On May 5, Hachette Book Group, Macmillan, McGraw Hill, Elsevier, and Cengage Learning — joined by bestselling author Scott Turow — filed a putative class action against Meta and CEO Mark Zuckerberg, alleging willful copyright infringement to train the Llama family of models. The complaint claims Meta executives, including Zuckerberg personally, authorized torrenting more than 267 TB of pirated text from LibGen and Anna's Archive. Plaintiffs are seeking statutory damages, a permanent injunction against further use of their works, and an order to destroy the infringing training data.

The legal strategy is sharper than earlier author suits. By naming Zuckerberg individually and pointing to internal authorization of torrenting, the plaintiffs are setting up an argument for willful infringement — which carries materially higher statutory damages per work and weakens any fair-use defense.

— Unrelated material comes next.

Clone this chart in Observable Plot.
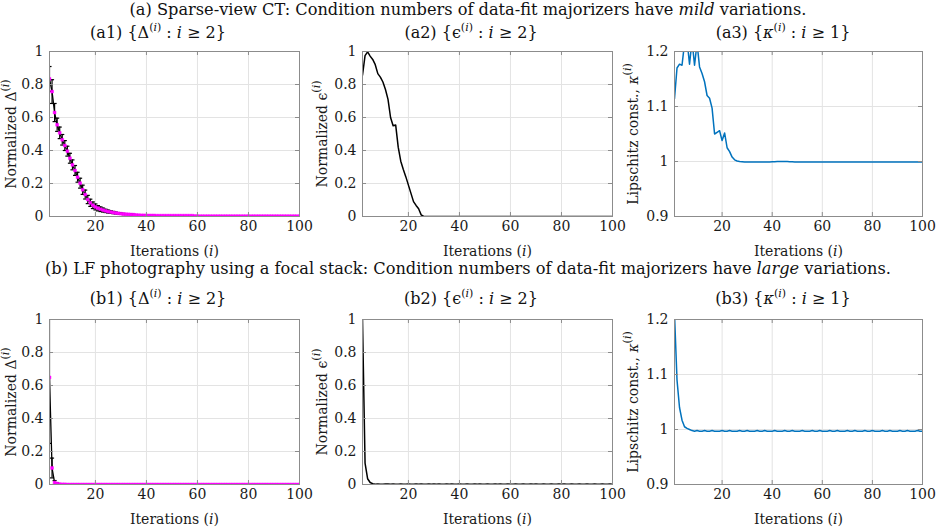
<!DOCTYPE html>
<html>
<head>
<meta charset="utf-8">
<script src="https://cdn.jsdelivr.net/npm/d3@7"></script>
<script src="https://cdn.jsdelivr.net/npm/@observablehq/plot@0.6"></script>
<style>
  html, body { margin: 0; padding: 0; background: #fff; }
  #root { position: relative; width: 936px; height: 528px; background: #fff; font-family: "DejaVu Serif", serif; color: #111; overflow: hidden; }
  .t { position: absolute; left: 0; width: 936px; text-align: center; font-size: 16.2px; line-height: 18px; white-space: nowrap; }
  .st { position: absolute; font-size: 16px; line-height: 18px; white-space: nowrap; transform: translateX(-50%); }
  .st sup { font-size: 11px; vertical-align: 7px; line-height: 0; }
  .p { position: absolute; }
</style>
</head>
<body>
<div id="root">
  <div class="t" style="top:1px">(a) Sparse-view CT: Condition numbers of data-fit majorizers have <i>mild</i> variations.</div>
  <div class="st" style="left:158px;top:24px">(a1) {Δ<sup>(<i>i</i>)</sup>&nbsp;: <i>i</i>&nbsp;≥ 2}</div>
  <div class="st" style="left:471px;top:24px">(a2) {ϵ<sup>(<i>i</i>)</sup>&nbsp;: <i>i</i>&nbsp;≥ 2}</div>
  <div class="st" style="left:783px;top:24px">(a3) {<i>κ</i><sup>(<i>i</i>)</sup>&nbsp;: <i>i</i>&nbsp;≥ 1}</div>
  <div class="t" style="top:260px">(b) LF photography using a focal stack: Condition numbers of data-fit majorizers have <i>large</i> variations.</div>
  <div class="st" style="left:158px;top:290px">(b1) {Δ<sup>(<i>i</i>)</sup>&nbsp;: <i>i</i>&nbsp;≥ 2}</div>
  <div class="st" style="left:471px;top:290px">(b2) {ϵ<sup>(<i>i</i>)</sup>&nbsp;: <i>i</i>&nbsp;≥ 2}</div>
  <div class="st" style="left:783px;top:290px">(b3) {<i>κ</i><sup>(<i>i</i>)</sup>&nbsp;: <i>i</i>&nbsp;≥ 1}</div>
</div>
<script>
// ---------- data ----------
const xTickValues = [20, 40, 60, 80, 100];
const yTicksNorm = [0, 0.2, 0.4, 0.6, 0.8, 1];
const yTicksKappa = [0.9, 1.0, 1.1, 1.2];

// (a) Sparse-view CT, iterations i = 2..100
const deltaA = [
  0.834,0.757,0.630,0.556,0.507,0.465,0.430,0.396,0.353,0.313,
  0.279,0.238,0.202,0.162,0.133,0.103,0.083,0.068,0.058,0.050,
  0.044,0.039,0.034,0.030,0.027,0.024,0.021,0.019,0.017,0.015,
  0.014,0.013,0.012,0.011,0.009,0.008,0.007,0.007,0.006,0.006,
  0.006,0.006,0.005,0.005,0.005,0.005,0.005,0.005,0.005,0.005,
  0.005,0.005,0.005,0.005,0.005,0.005,0.005,0.003,0.002,0.002,
  0.002,0.002,0.002,0.002,0.002,0.002,0.002,0.002,0.002,0.002,
  0.002,0.002,0.002,0.002,0.002,0.002,0.002,0.002,0.002,0.002,
  0.002,0.002,0.002,0.002,0.002,0.002,0.002,0.002,0.002,0.002,
  0.002,0.002,0.002,0.002,0.002,0.002,0.002,0.002,0.002
];
const errA = [
  0.075,0.072,0.055,0.040,0.035,0.032,0.030,0.030,0.030,0.030,
  0.030,0.030,0.030,0.028,0.027,0.025,0.022,0.020,0.018,0.016,
  0.014,0.012,0.010,0.009,0.008,0.007,0.006,0.005,0.004,0.004,
  0.003,0.003,0.003,0.002,0.002,0,0,0,0,0,
  0,0,0,0,0,0,0,0,0,0,
  0,0,0,0,0,0,0,0,0,0,
  0,0,0,0,0,0,0,0,0,0,
  0,0,0,0,0,0,0,0,0,0,
  0,0,0,0,0,0,0,0,0,0,
  0,0,0,0,0,0,0,0,0
];
const epsA = [
  0.857,0.975,0.998,0.972,0.952,0.920,0.866,0.845,0.815,0.770,
  0.710,0.600,0.550,0.555,0.420,0.335,0.285,0.240,0.190,0.140,
  0.090,0.067,0.047,0.010,0.000,0,0,0,0,0,
  0,0,0,0,0,0,0,0,0,0,
  0,0,0,0,0,0,0,0,0,0,
  0,0,0,0,0,0,0,0,0,0,
  0,0,0,0,0,0,0,0,0,0,
  0,0,0,0,0,0,0,0,0,0,
  0,0,0,0,0,0,0,0,0,0,
  0,0,0,0,0,0,0,0,0
];
// iterations i = 1..100
const kappaA = [
  1.114,1.170,1.177,1.175,1.215,1.220,1.177,1.220,1.175,1.215,
  1.172,1.160,1.145,1.120,1.115,1.097,1.050,1.053,1.056,1.038,
  1.052,1.025,1.018,1.008,1.003,1.001,1.000,0.9995,0.999,0.999,
  0.999,0.999,0.999,0.999,0.999,0.999,0.999,0.9992,0.9993,0.9995,
  0.9996,0.9998,1.0000,1.0002,1.0001,0.9998,0.9996,0.9994,0.9993,0.9992,
  0.999,0.999,0.999,0.999,0.999,0.999,0.999,0.999,0.999,0.999,
  0.999,0.999,0.999,0.999,0.999,0.999,0.999,0.999,0.999,0.999,
  0.999,0.999,0.999,0.999,0.999,0.999,0.999,0.999,0.999,0.999,
  0.999,0.999,0.999,0.999,0.999,0.999,0.999,0.999,0.999,0.999,
  0.999,0.999,0.999,0.999,0.999,0.999,0.999,0.999,0.999,0.999
];

// (b) LF photography, iterations i = 2..100
const deltaB = [
  0.649,0.100,0.012,0.006,0.002,0.001,0.001,0,0,0,
  0,0,0,0,0,0,0,0,0,0,
  0,0,0,0,0,0,0,0,0,0,
  0,0,0,0,0,0,0,0,0,0,
  0,0,0,0,0,0,0,0,0,0,
  0,0,0,0,0,0,0,0,0,0,
  0,0,0,0,0,0,0,0,0,0,
  0,0,0,0,0,0,0,0,0,0,
  0,0,0,0,0,0,0,0,0,0,
  0,0,0,0,0,0,0,0,0
];
const errB = [
  0.400,0.060,0.012,0.004,0,0,0,0,0,0,
  0,0,0,0,0,0,0,0,0,0,
  0,0,0,0,0,0,0,0,0,0,
  0,0,0,0,0,0,0,0,0,0,
  0,0,0,0,0,0,0,0,0,0,
  0,0,0,0,0,0,0,0,0,0,
  0,0,0,0,0,0,0,0,0,0,
  0,0,0,0,0,0,0,0,0,0,
  0,0,0,0,0,0,0,0,0,0,
  0,0,0,0,0,0,0,0,0
];
const epsB = [
  1.000,0.130,0.035,0.012,0.005,0.002,0.003,0.002,0.002,0.003,
  0.003,0.002,0.003,0.002,0.002,0.003,0.002,0.002,0.003,0.002,
  0.002,0.003,0.002,0.003,0.002,0.002,0.003,0.002,0.003,0.002,
  0.003,0.002,0.002,0.003,0.002,0.003,0.002,0.002,0.003,0.002,
  0.002,0.003,0.002,0.002,0.003,0.002,0.003,0.002,0.002,0.003,
  0.002,0.002,0.003,0.002,0.003,0.002,0.002,0.003,0.002,0.002,
  0.003,0.002,0.002,0.003,0.002,0.002,0.003,0.002,0.003,0.002,
  0.002,0.003,0.002,0.002,0.003,0.002,0.002,0.003,0.002,0.003,
  0.002,0.002,0.003,0.002,0.002,0.003,0.002,0.002,0.003,0.002,
  0.002,0.003,0.002,0.002,0.003,0.002,0.002,0.003,0.002
];
// iterations i = 1..100
const kappaB = [
  1.210,1.090,1.040,1.017,1.005,1.002,1.000,0.998,0.997,0.998,
  0.997,0.997,0.998,0.997,0.997,0.998,0.997,0.997,0.997,0.998,
  0.997,0.997,0.998,0.997,0.997,0.997,0.998,0.997,0.997,0.998,
  0.997,0.997,0.997,0.998,0.997,0.997,0.998,0.997,0.997,0.997,
  0.998,0.997,0.997,0.997,0.998,0.997,0.997,0.998,0.997,0.997,
  0.997,0.998,0.997,0.997,0.997,0.998,0.997,0.997,0.998,0.997,
  0.997,0.997,0.998,0.997,0.997,0.998,0.997,0.997,0.997,0.998,
  0.997,0.997,0.998,0.997,0.997,0.997,0.998,0.997,0.997,0.998,
  0.997,0.997,0.997,0.998,0.997,0.997,0.998,0.997,0.997,0.997,
  0.998,0.997,0.997,0.998,0.997,0.997,0.997,0.998,0.997,0.997
];

// ---------- drawing ----------
const itersFrom2 = d3.range(2, 101);
const itersFrom1 = d3.range(1, 101);
const FONT = "DejaVu Serif";
const FRAME = "#8c8c8c";
const GRID = "#e3e3e3";
const BLUE = "#0072BD";
const MAGENTA = "#ff00ff";
const fmt = d => String(+d.toFixed(2));

function panel({left, top, width, marginLeft, marginRight, xDomain, yDomain, yTicks, ylabelMain, ylabelHtml, marks, ylabelOffset}) {
  const marginTop = 11, marginBottom = 45, plotH = 165;
  const height = marginTop + plotH + marginBottom;
  const plotW = width - marginLeft - marginRight;
  const svg = Plot.plot({
    width, height, marginTop, marginBottom, marginLeft, marginRight,
    style: {fontFamily: FONT, fontSize: "14px", color: "#1a1a1a", background: "transparent", overflow: "visible"},
    x: {domain: xDomain},
    y: {domain: yDomain},
    marks: [
      Plot.gridX(xTickValues, {stroke: GRID, strokeOpacity: 1}),
      Plot.gridY(yTicks, {stroke: GRID, strokeOpacity: 1}),
      ...marks,
      Plot.frame({stroke: FRAME}),
      Plot.ruleX(xTickValues, {stroke: FRAME, insetTop: plotH - 4}),
      Plot.ruleX(xTickValues, {stroke: FRAME, insetBottom: plotH - 4}),
      Plot.ruleY(yTicks, {stroke: FRAME, insetRight: plotW - 4}),
      Plot.ruleY(yTicks, {stroke: FRAME, insetLeft: plotW - 4}),
      Plot.axisX(xTickValues, {tickSize: 0, tickPadding: 5, label: "Iterations (i)", labelAnchor: "center", labelArrow: "none", labelOffset: 39}),
      Plot.axisY(yTicks, {tickSize: 0, tickPadding: 6, tickFormat: fmt, label: ylabelMain, labelAnchor: "center", labelArrow: "none", labelOffset: ylabelOffset})
    ]
  });
  // rich text for axis labels (italic i and superscript)
  const xl = svg.querySelector('[aria-label="x-axis label"] text');
  if (xl) xl.innerHTML = 'Iterations (<tspan font-style="italic">i</tspan>)';
  const yl = svg.querySelector('[aria-label="y-axis label"] text');
  if (yl) yl.innerHTML = ylabelHtml + '<tspan dy="-7" font-size="11">(<tspan font-style="italic">i</tspan>)</tspan>';
  const wrap = document.createElement("div");
  wrap.className = "p";
  wrap.style.left = left + "px";
  wrap.style.top = top + "px";
  wrap.appendChild(svg);
  document.getElementById("root").appendChild(wrap);
}

function errorMarks(rows) {
  const withErr = rows.filter(d => d.e > 0);
  return [
    Plot.ruleX(withErr, {x: "i", y1: d => d.v - d.e, y2: d => d.v + d.e, stroke: "black", strokeWidth: 1.2, clip: true}),
    Plot.link(withErr, {x1: d => d.i - 0.8, x2: d => d.i + 0.8, y1: d => d.v + d.e, y2: d => d.v + d.e, stroke: "black", strokeWidth: 1.2, clip: true}),
    Plot.link(withErr, {x1: d => d.i - 0.8, x2: d => d.i + 0.8, y1: d => d.v - d.e, y2: d => d.v - d.e, stroke: "black", strokeWidth: 1.2, clip: true}),
    Plot.line(rows, {x: "i", y: "v", stroke: "black", strokeWidth: 1.3, clip: true}),
    Plot.dot(rows, {x: "i", y: "v", symbol: "square", r: 1.6, fill: MAGENTA, stroke: MAGENTA, strokeWidth: 0.5, clip: true})
  ];
}

const rowsDeltaA = itersFrom2.map((i, k) => ({i, v: deltaA[k], e: errA[k]}));
const rowsDeltaB = itersFrom2.map((i, k) => ({i, v: deltaB[k], e: errB[k]}));
const rowsEpsA = itersFrom2.map((i, k) => ({i, v: epsA[k]}));
const rowsEpsB = itersFrom2.map((i, k) => ({i, v: epsB[k]}));
const rowsKapA = itersFrom1.map((i, k) => ({i, v: kappaA[k]}));
const rowsKapB = itersFrom1.map((i, k) => ({i, v: kappaB[k]}));

const cols = [
  {left: 0, width: 310, marginLeft: 49, marginRight: 11, ylabelOffset: 43},
  {left: 310, width: 310, marginLeft: 52, marginRight: 8, ylabelOffset: 45},
  {left: 620, width: 316, marginLeft: 54, marginRight: 14, ylabelOffset: 46}
];
const rowTops = [40, 308];

[
  [rowsDeltaA, rowsEpsA, rowsKapA],
  [rowsDeltaB, rowsEpsB, rowsKapB]
].forEach((set, r) => {
  panel({...cols[0], top: rowTops[r], xDomain: [2, 100], yDomain: [0, 1], yTicks: yTicksNorm,
    ylabelMain: "Normalized Δ", ylabelHtml: "Normalized Δ", marks: errorMarks(set[0])});
  panel({...cols[1], top: rowTops[r], xDomain: [2, 100], yDomain: [0, 1], yTicks: yTicksNorm,
    ylabelMain: "Normalized ϵ", ylabelHtml: "Normalized ϵ", marks: [Plot.line(set[1], {x: "i", y: "v", stroke: "black", strokeWidth: 1.5, clip: true})]});
  panel({...cols[2], top: rowTops[r], xDomain: [1, 100], yDomain: [0.9, 1.2], yTicks: yTicksKappa,
    ylabelMain: "Lipschitz const., κ", ylabelHtml: 'Lipschitz const., <tspan font-style="italic">κ</tspan>',
    marks: [Plot.line(set[2], {x: "i", y: "v", stroke: BLUE, strokeWidth: 1.5, clip: true})]});
});
</script>
</body>
</html>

The framing also echoes the distinction the Bartz v. Anthropic court drew last year: training on copyrighted material may be fair use, but storing pirated copies is not.

That distinction is the live edge of AI copyright law. Anthropic settled Bartz for $1.5 billion in 2025, with a final approval hearing scheduled for May 14. If a similar liability theory sticks against Meta, the entire industry's reliance on shadow-library corpora — long an open secret — becomes a balance-sheet item. Llama's open-weights release strategy was built on top of training data that may now require expensive retroactive licensing.

A note for learners: if you train or fine-tune models on bulk text, document your data provenance. Even hobby projects matter — the distinction the courts are drawing is between 'how you used the data' (potentially fair use) and 'how you obtained it' (potentially willful piracy). A clean data trail is a cheap insurance policy and increasingly a hiring filter for ML roles.